In 1971, Japex Offshore Ltd. was created, spurring international and offshore exploration and production. In 1978, Japan Canada Oil Sands Limited (JACOS) was established. From 1980 to 2006, JAPEX would establish Japex U.S. Corps, Japex New Nanhai Ltd., Japex Pipeline Ltd., Shirone Gas Corp. Ltd., Japex Libya Ltd., Japex Block A Ltd., Japex Philippines Ltd. and Japex Buton Ltd. Between 1985 and 2005, JAPEX opened offices in Beijing, London, Jakarta, Houston and Dubai as well.

==Operations==
JAPEX's exploration and production operations in Japan primarily center on Niigata, Akita, and Hokkaido. Overseas, JAPEX is focused on Southeast Asia, Canada, North Africa, the Middle East, and Sakhalin in Russia. In 2007, JAPEX produced 132 thousand barrels of oil equivalent a day; 100 thousand overseas and 32 thousand domestically.

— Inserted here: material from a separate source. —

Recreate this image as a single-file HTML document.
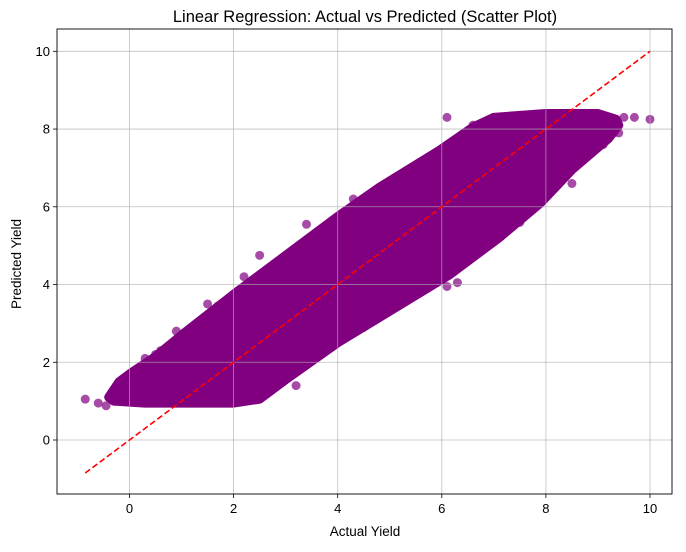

Domestically, JAPEX conducts exploration and production near existing reserves while also exploring other areas of Japan. JAPEX is also working on systems to supply more natural gas and liquefied natural gas to a broader base of customers in Japan. JAPEX is currently extending and upgrading an already 826 km natural gas pipeline.

Overseas, JAPEX works to acquire the rights to already discovered oilfields and to acquire exploration rights in order to find additional oil reserves. JAPEX is involved in projects within the United States, Russia (Sakhalin Islands), Indonesia, Canada, Iran, Libya and had negotiated for Iraq's oil reserves as well.